As a member of a society, you never know who’s life you’ll have a personal stake in. Maybe that girl screwed up because of her parent’s divorce for cheating will end up dating or marrying my son. Maybe that boy growing up seeing “discrete affairs” as the way to handle relationships will tear out my daughter’s heart one day. Maybe a whole generation growing up where adultery wasn’t effectively discouraged grew up to be our current state and federal legislators, and have similarly twisted ethical ideas about that.
I agree it’s not worth getting out the stocks and stones, but the ethical answer just seems too obvious to me not to mention it: don’t cheat.
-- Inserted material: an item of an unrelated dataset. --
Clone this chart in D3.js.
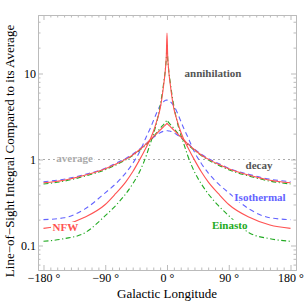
<!DOCTYPE html>
<html>
<head>
<meta charset="utf-8">
<script src="https://cdn.jsdelivr.net/npm/d3@7"></script>
<style>
  body { margin: 0; background: #fff; }
  svg { display: block; font-family: "Liberation Serif", "DejaVu Serif", serif; }
  .frame path.domain { stroke: #bbb; }
  .frame line { stroke: #bbb; }
  .frame text { fill: #000; font-size: 12px; }
</style>
</head>
<body>
<script>
var lon = [-180,-150,-120,-90,-75,-60,-50,-40,-30,-25,-20,-15,-10,-5,-2,-1,0,1,2,5,10,15,20,25,30,40,50,60,75,90,120,150,180];

// decay: line-of-sight integral / average
var decayNFW = [0.537,0.575,0.655,0.78,0.88,1.01,1.13,1.3,1.53,1.68,1.84,2.0,2.2,2.4,2.53,2.58,2.63,2.58,2.53,2.4,2.2,2.0,1.84,1.68,1.53,1.3,1.13,1.01,0.88,0.78,0.655,0.575,0.537];
var decayEin = [0.519,0.56,0.64,0.76,0.86,0.99,1.11,1.28,1.5,1.65,1.83,2.05,2.3,2.55,2.72,2.8,2.88,2.8,2.72,2.55,2.3,2.05,1.83,1.65,1.5,1.28,1.11,0.99,0.86,0.76,0.64,0.56,0.519];
var decayIso = [0.552,0.59,0.67,0.79,0.9,1.03,1.15,1.32,1.54,1.66,1.8,1.93,2.05,2.13,2.15,2.16,2.16,2.16,2.15,2.13,2.05,1.93,1.8,1.66,1.54,1.32,1.15,1.03,0.9,0.79,0.67,0.59,0.552];

// annihilation
var annNFW = [0.158,0.173,0.213,0.30,0.40,0.55,0.72,0.99,1.4,1.68,2.1,2.8,3.9,7.2,12,16,29.6,16,12,7.2,3.9,2.8,2.1,1.68,1.4,0.99,0.72,0.55,0.40,0.30,0.213,0.173,0.158];
var annEin = [0.112,0.12,0.14,0.222,0.29,0.40,0.52,0.72,1.12,1.48,1.95,2.7,4.2,7.6,12,15,22,15,12,7.6,4.2,2.7,1.95,1.48,1.12,0.72,0.52,0.40,0.29,0.222,0.14,0.12,0.112];
var annIso = [0.2,0.21,0.265,0.41,0.52,0.7,0.9,1.22,1.85,2.25,2.8,3.5,4.2,4.7,4.88,4.9,4.9,4.9,4.88,4.7,4.2,3.5,2.8,2.25,1.85,1.22,0.9,0.7,0.52,0.41,0.265,0.21,0.2];

var xTicks = [-180, -90, 0, 90, 180];
var xTickLabels = ["\u2212180 \u00b0", "\u221290 \u00b0", "0 \u00b0", "90 \u00b0", "180 \u00b0"];
var yTicks = [0.1, 1, 10];
var yTickLabels = ["0.1", "1", "10"];

var W = 304, H = 305;
var pLeft = 38, pRight = 296, pTop = 15, pBottom = 270;

var svg = d3.select("body").append("svg")
  .attr("width", W)
  .attr("height", H);

var x = d3.scaleLinear().domain([-188, 188]).range([pLeft, pRight]);
var y = d3.scaleLog().domain([0.0519, 47.9]).range([pBottom, pTop]);

// minor ticks
var xMinor = d3.range(-180, 181, 10).filter(function(d) { return d % 90 != 0; });
var yMinor = [];
[0.01, 0.1, 1, 10].forEach(function(dec) {
  for (var k = 2; k <= 9; k++) {
    var v = dec * k;
    if (v > y.domain()[0] && v < y.domain()[1]) yMinor.push(v);
  }
});

function frameAxis(axisFn, scale, pos, ticks, labels, size) {
  var a = axisFn(scale).tickValues(ticks).tickSizeInner(-size).tickSizeOuter(0);
  if (labels) a.tickFormat(function(d, i) { return labels[i]; }).tickPadding(4);
  else a.tickFormat("");
  var g = svg.append("g").attr("class", "frame").attr("transform", pos).call(a);
  g.attr("font-family", null).attr("font-size", null);
  return g;
}

// bottom / top
frameAxis(d3.axisBottom, x, "translate(0," + pBottom + ")", xMinor, null, 2.5);
var gx = frameAxis(d3.axisBottom, x, "translate(0," + pBottom + ")", xTicks, xTickLabels, 5);
gx.selectAll("text").attr("y", 3);
frameAxis(d3.axisTop, x, "translate(0," + pTop + ")", xMinor, null, 2.5);
frameAxis(d3.axisTop, x, "translate(0," + pTop + ")", xTicks, null, 5);
// left / right
frameAxis(d3.axisLeft, y, "translate(" + pLeft + ",0)", yMinor, null, 2.5);
var gy = frameAxis(d3.axisLeft, y, "translate(" + pLeft + ",0)", yTicks, yTickLabels, 5);
gy.selectAll("text").attr("x", -2);
frameAxis(d3.axisRight, y, "translate(" + pRight + ",0)", yMinor, null, 2.5);
frameAxis(d3.axisRight, y, "translate(" + pRight + ",0)", yTicks, null, 5);

// average line
svg.append("line")
  .attr("x1", pLeft).attr("x2", pRight)
  .attr("y1", y(1)).attr("y2", y(1))
  .attr("stroke", "#aaa")
  .attr("stroke-width", 1)
  .attr("stroke-dasharray", "2,3");

var line = d3.line()
  .x(function(d) { return x(d[0]); })
  .y(function(d) { return y(d[1]); })
  .curve(d3.curveMonotoneX);

var red = "#ff5252", blue = "#6464ff", green = "#22aa22";
var series = [
  { v: decayIso, color: blue, dash: "5,3.5" },
  { v: annIso, color: blue, dash: "5,3.5" },
  { v: decayEin, color: green, dash: "5,2.5,1.2,2.5" },
  { v: annEin, color: green, dash: "5,2.5,1.2,2.5" },
  { v: decayNFW, color: red, dash: null },
  { v: annNFW, color: red, dash: null }
];

svg.selectAll(".curve")
    .data(series)
  .enter().append("path")
    .attr("class", "curve")
    .attr("fill", "none")
    .attr("stroke", function(d) { return d.color; })
    .attr("stroke-width", 1.1)
    .attr("stroke-dasharray", function(d) { return d.dash; })
    .attr("d", function(d) { return line(d.v.map(function(v, i) { return [lon[i], v]; })); });

// labels (white box behind, like the plot's own labels)
function label(txt, cx, by, color, anchor) {
  var t = svg.append("text")
    .attr("x", cx).attr("y", by)
    .attr("text-anchor", anchor || "middle")
    .style("font-size", "11px")
    .style("font-weight", "bold")
    .attr("fill", color)
    .text(txt);
  var bb = t.node().getBBox();
  svg.insert("rect", function() { return t.node(); })
    .attr("x", bb.x - 1.5).attr("y", bb.y + 1)
    .attr("width", bb.width + 3).attr("height", bb.height - 2)
    .attr("fill", "#fff");
  return t;
}

label("average", 74.7, 162, "#aaa");
label("annihilation", 213, 77, "#555");
label("decay", 259, 168.5, "#555");
label("Isothermal", 260, 201, blue);
label("Einasto", 229.7, 228.7, green);
label("NFW", 52.5, 231, red, "start");

// axis titles
svg.append("text")
  .attr("transform", "translate(13.5,151) rotate(-90)")
  .attr("text-anchor", "middle")
  .style("font-size", "13px")
  .text("Line\u2212of\u2212Sight Integral Compared to its Average");

svg.append("text")
  .attr("x", 167).attr("y", 298)
  .attr("text-anchor", "middle")
  .style("font-size", "13px")
  .text("Galactic Longitude");
</script>
</body>
</html>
Either break up first or be honest.
You know what? To me it kind of is. And Howard asked Eric the Midget if he could fit his whole hand inside a Bunny Ranch whore just this morning. Yes, Ashley Madison is more shocking to me than that.
There’s no “maybe” about it. The answer to all of your questions is “there’s a pretty good chance of it and there’s no way for you to know.” Yes, cheating is going to directly affect you or someone you care about and there’s nothing that you or society as a whole can do to prevent it, because cheating is hard-wired into human behavior. I don’t know whether there are any reliable statistics on infidelity, but the numbers are huge and the existence of a Web site or other commercial service to help people cheat, I surmise, makes hardly any difference whatsoever.
What do you mean by “effective”? In the big picture, discouragement of infidelity has never been effective.
And what about the approximately half of society who will cheat, regardless of what standard you set here? They’re all scum? Half of society are scum? When a large minority – and, who knows, maybe it’s even a majority – of otherwise law-abiding persons are doing something that you deem unethical, then isn’t it a waste of something (time, effort, moral condemnation) to set such an ethical standard? Better to say that people have all kinds of personality and character flaws and infidelity is just a common one while advising those close to you that it’s not a good idea to risk hurting someone you love by behaving this way.